◆ **Material**:
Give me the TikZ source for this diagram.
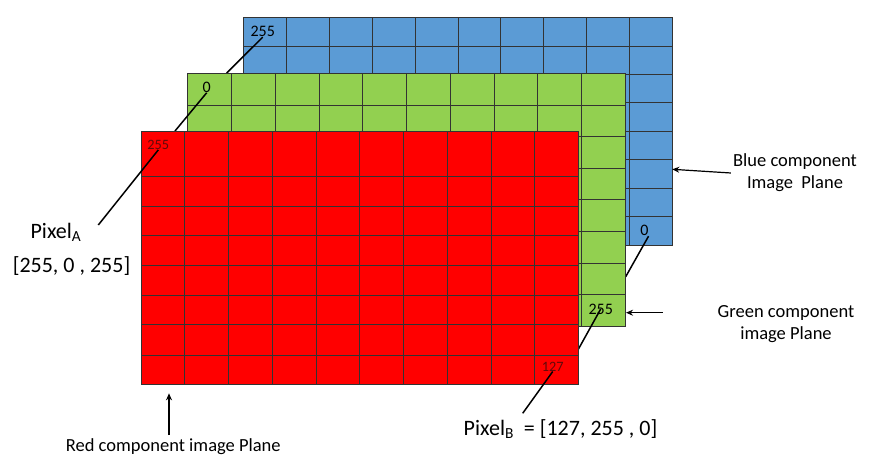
\documentclass[tikz,border=0pt]{standalone}
\usepackage{fontspec}
\setmainfont{Carlito}
\usetikzlibrary{arrows.meta, positioning}
\definecolor{planeblue}{RGB}{91, 155, 213}
\definecolor{planegreen}{RGB}{146, 208, 80}
\definecolor{planered}{RGB}{255, 0, 0}
\definecolor{rednumber}{RGB}{95, 10, 10}

\begin{document}
\begin{tikzpicture}[x=1pt, y=-1pt,
    plane/.style={draw=black!80, line width=0.7pt},
    cell/.style={draw=black!80, line width=0.5pt},
    leader/.style={black, line width=1.5pt},
    arrow/.style={-{Stealth[length=7pt, width=6pt]}, line width=1.2pt, black},
    num/.style={inner sep=0pt, font=\fontsize{16}{16}\selectfont},
    rednum/.style={inner sep=0pt, text=rednumber, font=\fontsize{14.3}{14.3}\selectfont},
    tag/.style={align=center, inner sep=2pt, font=\fontsize{18.5}{21.7}\selectfont},
    pixtag/.style={inner sep=0pt, font=\fontsize{22}{26}\selectfont}
]
\useasboundingbox (0,0) rectangle (896,463);
% blue plane
\fill[planeblue] (243.3,17.3) rectangle (672.3,244.9);
\foreach \i in {1,...,9} \draw[cell] (243.3+\i*42.9,17.3) -- (243.3+\i*42.9,244.9);
\foreach \j in {1,...,7} \draw[cell] (243.3,17.3+\j*28.45) -- (672.3,17.3+\j*28.45);
\draw[plane] (243.3,17.3) rectangle (672.3,244.9);
\node (b1) [num] at (262.7,31.7) {255};
\node (b2) [num] at (644.3,230.7) {0};
\coordinate (b1end) at (226.7,73);
\coordinate (b2end) at (625.7,276.7);
\draw[leader] (b1.south) -- (b1end);
\draw[leader] (b2.south east) -- (b2end);
% green plane
\fill[planegreen] (187.7,73.3) rectangle (625,326);
\foreach \i in {1,...,9} \draw[cell] (187.7+\i*43.73,73.3) -- (187.7+\i*43.73,326);
\foreach \j in {1,...,7} \draw[cell] (187.7,73.3+\j*31.59) -- (625,73.3+\j*31.59);
\draw[plane] (187.7,73.3) rectangle (625,326);
\node (g1) [num] at (206.7,87.3) {0};
\node (g2) [num] at (600.7,309) {255};
\coordinate (g1end) at (175,131);
\coordinate (g2end) at (578.3,349.3);
\draw[leader] (g1.south) -- (g1end);
\draw[leader] (g2.center) -- (g2end);
% red plane
\fill[planered] (141,131) rectangle (578.3,384.3);
\foreach \i in {1,...,9} \draw[cell] (141+\i*43.73,131) -- (141+\i*43.73,384.3);
\foreach \y in {176.7,206,235.7,265.3,295.7,324.7,355} \draw[cell] (141,\y) -- (578.3,\y);
\draw[plane] (141,131) rectangle (578.3,384.3);
\node (r1) [rednum] at (158.3,145) {255};
\node (r2) [rednum] at (552.7,366.7) {127};
\coordinate (r1end) at (98.3,225);
\coordinate (r2end) at (522.7,413.3);
\draw[leader] (r1.south) -- (r1end);
\draw[leader] (r2.south) -- (r2end);
% pixel labels
\node (pA) [pixtag, anchor=base] at (56,238.3) {Pixel\textsubscript{A}};
\node (pAval) [pixtag, anchor=base] at (71.5,272.5) {[255, 0 , 255]};
\node (pB) [pixtag, anchor=base] at (560.5,435) {Pixel\textsubscript{B}\ \ = [127, 255 , 0]};
% plane labels
\node (blab) [tag] at (795,173) {Blue component\\Image\ \ Plane};
\node (glab) [tag] at (786,324) {Green component\\image Plane};
\node (rlab) [tag, anchor=base] at (173.3,451) {Red component image Plane};
\coordinate (bhead) at (672.3,169.3);
\coordinate (gtail) at (662.7,312.7);
\coordinate (ghead) at (626,312.7);
\coordinate (rtail) at (169,435);
\coordinate (rhead) at (169,393.3);
\draw[arrow] (blab.west) -- (bhead);
\draw[arrow] (gtail) -- (ghead);
\draw[arrow] (rtail) -- (rhead);
\end{tikzpicture}
\end{document}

◆ **Work to complete**:
Copy out the listing exactly as it stands, but not the pictures.

◆ **Task response**:
Give me the TikZ source for this diagram.
\documentclass[tikz,border=0pt]{standalone}
\usepackage{fontspec}
\setmainfont{Carlito}
\usetikzlibrary{arrows.meta, positioning}
\definecolor{planeblue}{RGB}{91, 155, 213}
\definecolor{planegreen}{RGB}{146, 208, 80}
\definecolor{planered}{RGB}{255, 0, 0}
\definecolor{rednumber}{RGB}{95, 10, 10}

\begin{document}
\begin{tikzpicture}[x=1pt, y=-1pt,
    plane/.style={draw=black!80, line width=0.7pt},
    cell/.style={draw=black!80, line width=0.5pt},
    leader/.style={black, line width=1.5pt},
    arrow/.style={-{Stealth[length=7pt, width=6pt]}, line width=1.2pt, black},
    num/.style={inner sep=0pt, font=\fontsize{16}{16}\selectfont},
    rednum/.style={inner sep=0pt, text=rednumber, font=\fontsize{14.3}{14.3}\selectfont},
    tag/.style={align=center, inner sep=2pt, font=\fontsize{18.5}{21.7}\selectfont},
    pixtag/.style={inner sep=0pt, font=\fontsize{22}{26}\selectfont}
]
\useasboundingbox (0,0) rectangle (896,463);
% blue plane
\fill[planeblue] (243.3,17.3) rectangle (672.3,244.9);
\foreach \i in {1,...,9} \draw[cell] (243.3+\i*42.9,17.3) -- (243.3+\i*42.9,244.9);
\foreach \j in {1,...,7} \draw[cell] (243.3,17.3+\j*28.45) -- (672.3,17.3+\j*28.45);
\draw[plane] (243.3,17.3) rectangle (672.3,244.9);
\node (b1) [num] at (262.7,31.7) {255};
\node (b2) [num] at (644.3,230.7) {0};
\coordinate (b1end) at (226.7,73);
\coordinate (b2end) at (625.7,276.7);
\draw[leader] (b1.south) -- (b1end);
\draw[leader] (b2.south east) -- (b2end);
% green plane
\fill[planegreen] (187.7,73.3) rectangle (625,326);
\foreach \i in {1,...,9} \draw[cell] (187.7+\i*43.73,73.3) -- (187.7+\i*43.73,326);
\foreach \j in {1,...,7} \draw[cell] (187.7,73.3+\j*31.59) -- (625,73.3+\j*31.59);
\draw[plane] (187.7,73.3) rectangle (625,326);
\node (g1) [num] at (206.7,87.3) {0};
\node (g2) [num] at (600.7,309) {255};
\coordinate (g1end) at (175,131);
\coordinate (g2end) at (578.3,349.3);
\draw[leader] (g1.south) -- (g1end);
\draw[leader] (g2.center) -- (g2end);
% red plane
\fill[planered] (141,131) rectangle (578.3,384.3);
\foreach \i in {1,...,9} \draw[cell] (141+\i*43.73,131) -- (141+\i*43.73,384.3);
\foreach \y in {176.7,206,235.7,265.3,295.7,324.7,355} \draw[cell] (141,\y) -- (578.3,\y);
\draw[plane] (141,131) rectangle (578.3,384.3);
\node (r1) [rednum] at (158.3,145) {255};
\node (r2) [rednum] at (552.7,366.7) {127};
\coordinate (r1end) at (98.3,225);
\coordinate (r2end) at (522.7,413.3);
\draw[leader] (r1.south) -- (r1end);
\draw[leader] (r2.south) -- (r2end);
% pixel labels
\node (pA) [pixtag, anchor=base] at (56,238.3) {Pixel\textsubscript{A}};
\node (pAval) [pixtag, anchor=base] at (71.5,272.5) {[255, 0 , 255]};
\node (pB) [pixtag, anchor=base] at (560.5,435) {Pixel\textsubscript{B}\ \ = [127, 255 , 0]};
% plane labels
\node (blab) [tag] at (795,173) {Blue component\\Image\ \ Plane};
\node (glab) [tag] at (786,324) {Green component\\image Plane};
\node (rlab) [tag, anchor=base] at (173.3,451) {Red component image Plane};
\coordinate (bhead) at (672.3,169.3);
\coordinate (gtail) at (662.7,312.7);
\coordinate (ghead) at (626,312.7);
\coordinate (rtail) at (169,435);
\coordinate (rhead) at (169,393.3);
\draw[arrow] (blab.west) -- (bhead);
\draw[arrow] (gtail) -- (ghead);
\draw[arrow] (rtail) -- (rhead);
\end{tikzpicture}
\end{document}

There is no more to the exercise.